The Gulf Cooperation Community was shocked shortly after Trump’s trip to Riyadh to read reports in Qatar media that Emir al-Thani supposedly spoke very favorably about Iran’s regional role and against the US’ anti-Iranian policies during his time in Saudi Arabia. It turns out, if the Qatari authorities are to be believed, that their leader didn’t actually say these things and that the media website was hacked by unknown perpetrators, though it looks like Saudi Arabia isn’t buying it because there’s a chance that he did in fact say what was reported but everyone thought that it wouldn’t be made public.

Therefore, the Kingdom’s media still promoted the story even after Doha said that it was debunked, and the influential descendants of al-Wahhab, whom the ultra-conservative strand of Wahhabi Islam is named after, called on Qatar to rename a mosque which was dedicated to its religious leader.

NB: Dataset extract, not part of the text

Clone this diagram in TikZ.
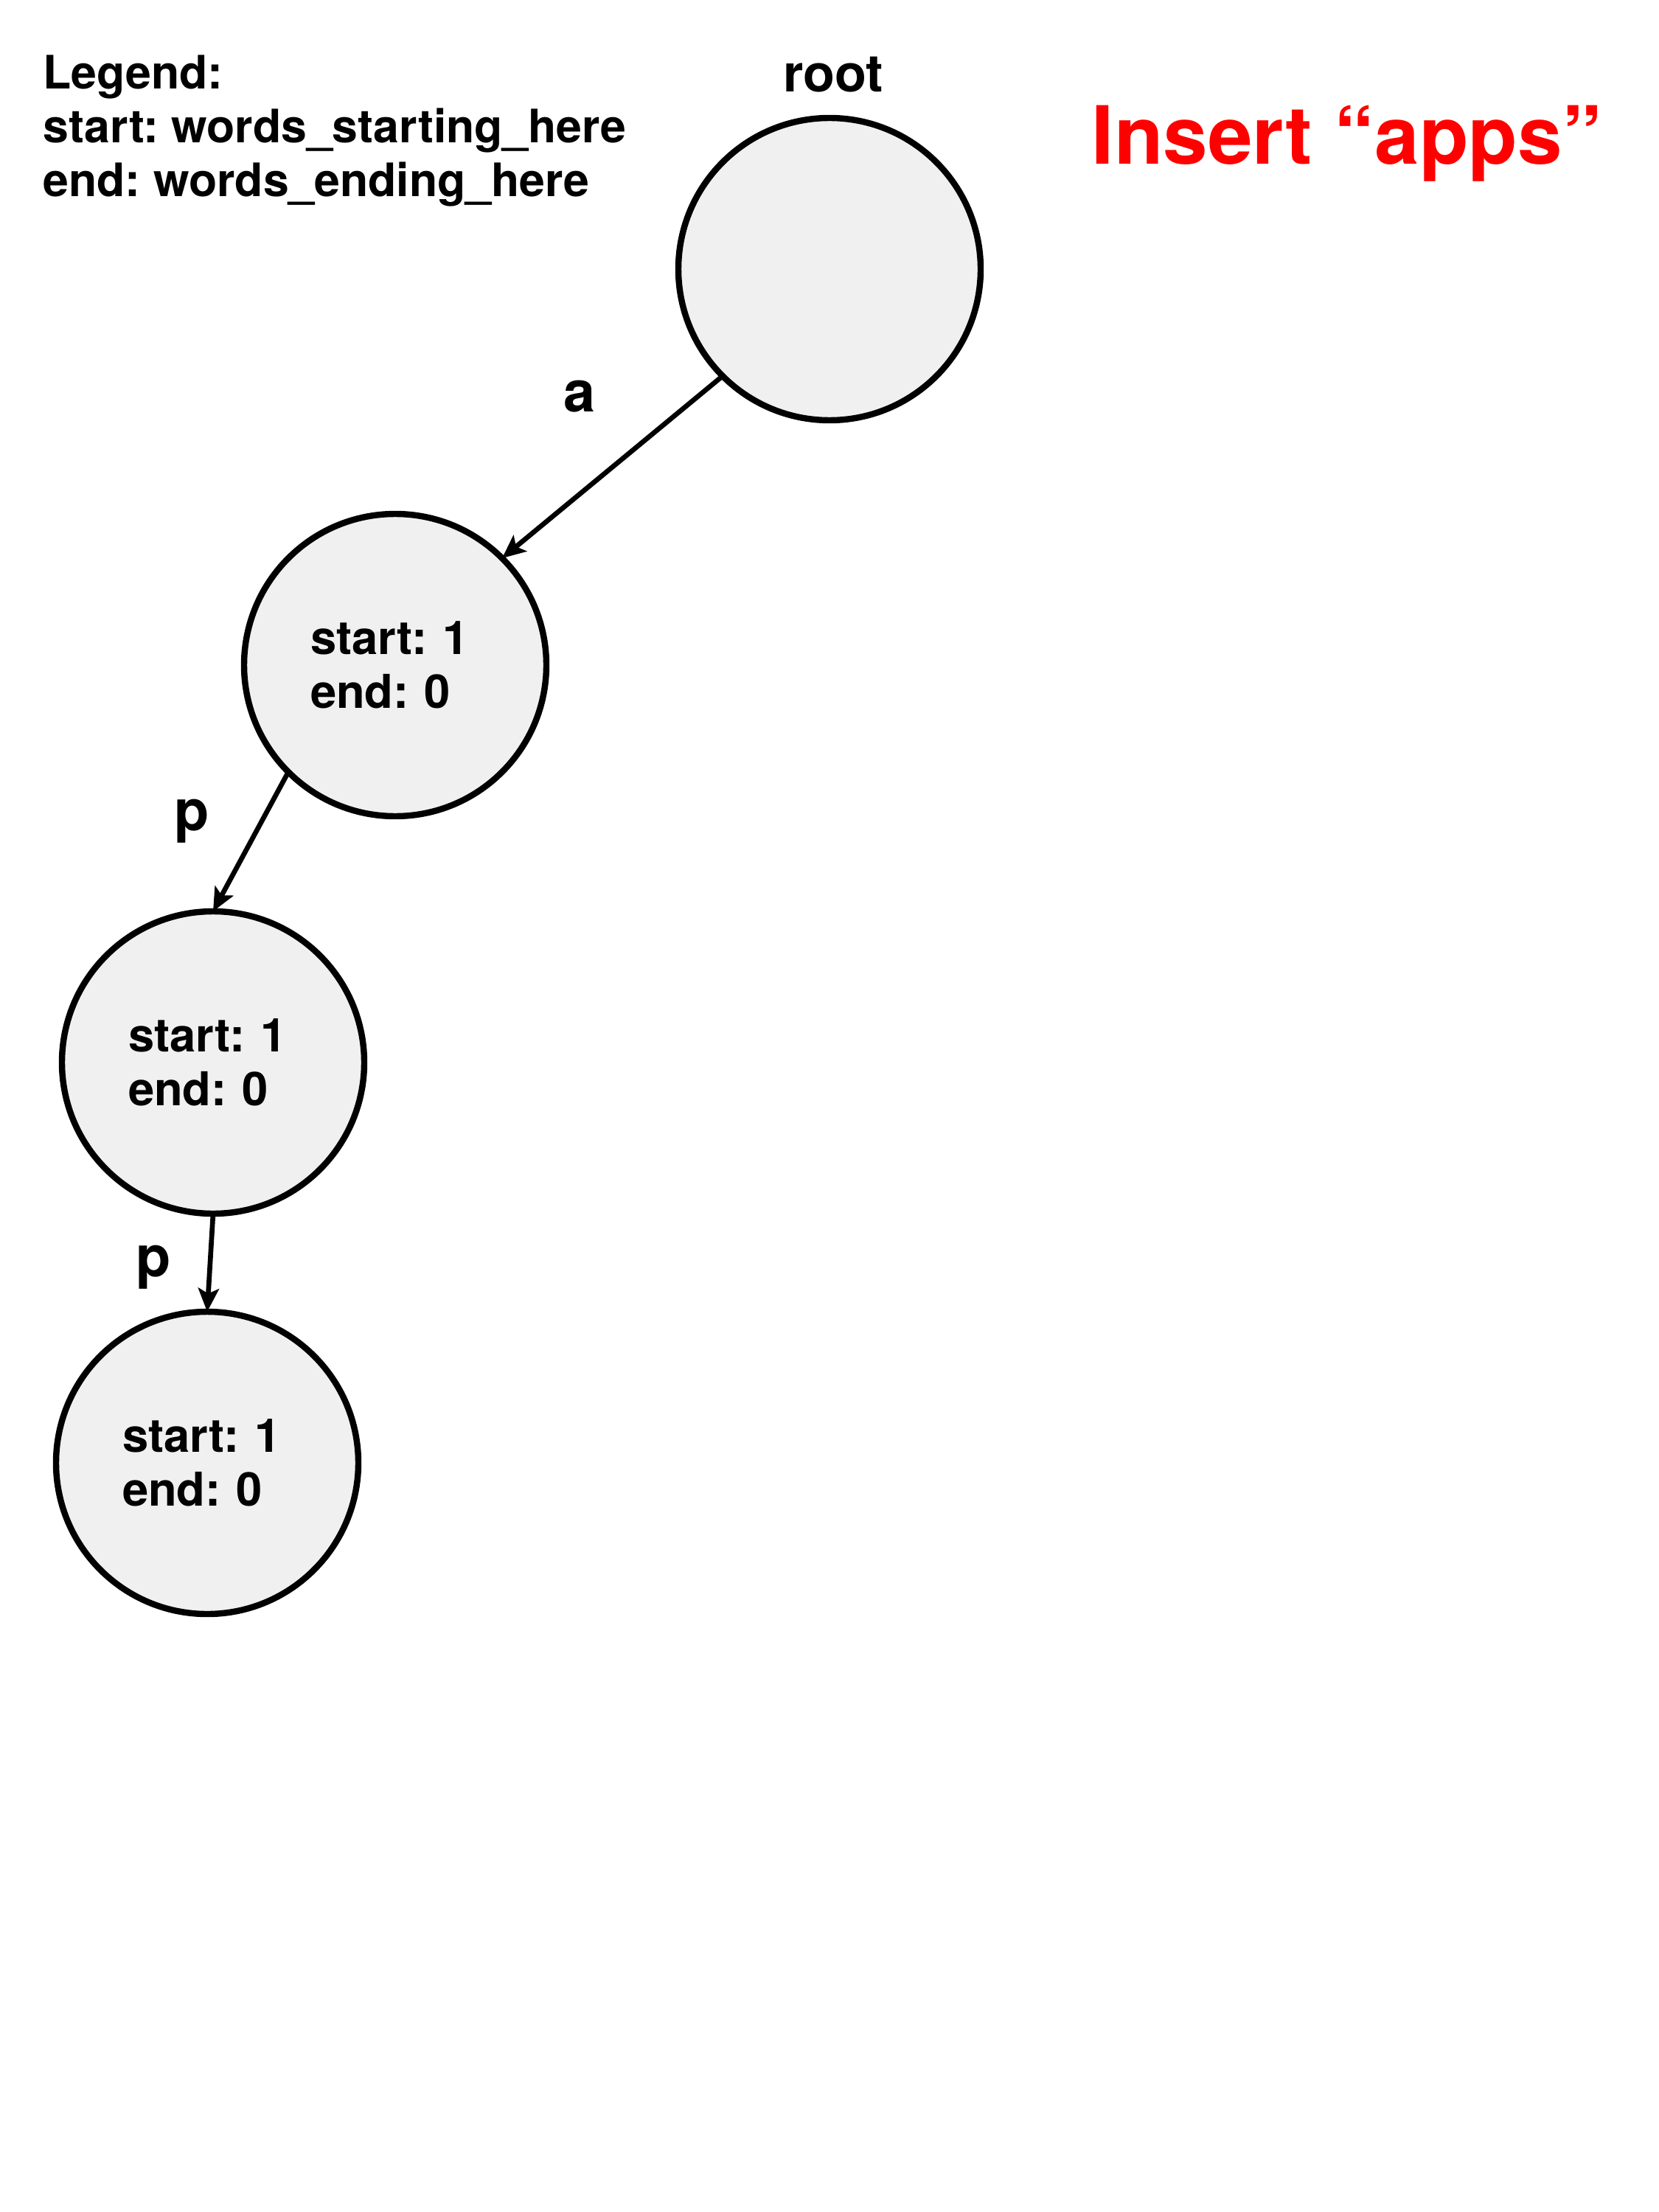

In case some observers thought of writing this all off as a series of harmless coincidences, UAE Foreign Minister Anwar Gargash chimed in by saying:

“The Gulf Cooperation Council countries are passing through a new sharp crisis that carries within it a great danger. Fending off sedition lies in changing behavior, building trust and regaining credibility”

So, apparently hinting at the reemerging rift between Qatar and Saudi Arabia. The two sides were engaged in a tense Cold War of sorts in 2014 over Doha’s patronage of the Muslim Brotherhood, which is banned in Saudi Arabia, Syria, and even Russia as a terrorist organization, though they were eventually able to bury the hatchet after Qatar promised not to let the Brotherhood operate in the country.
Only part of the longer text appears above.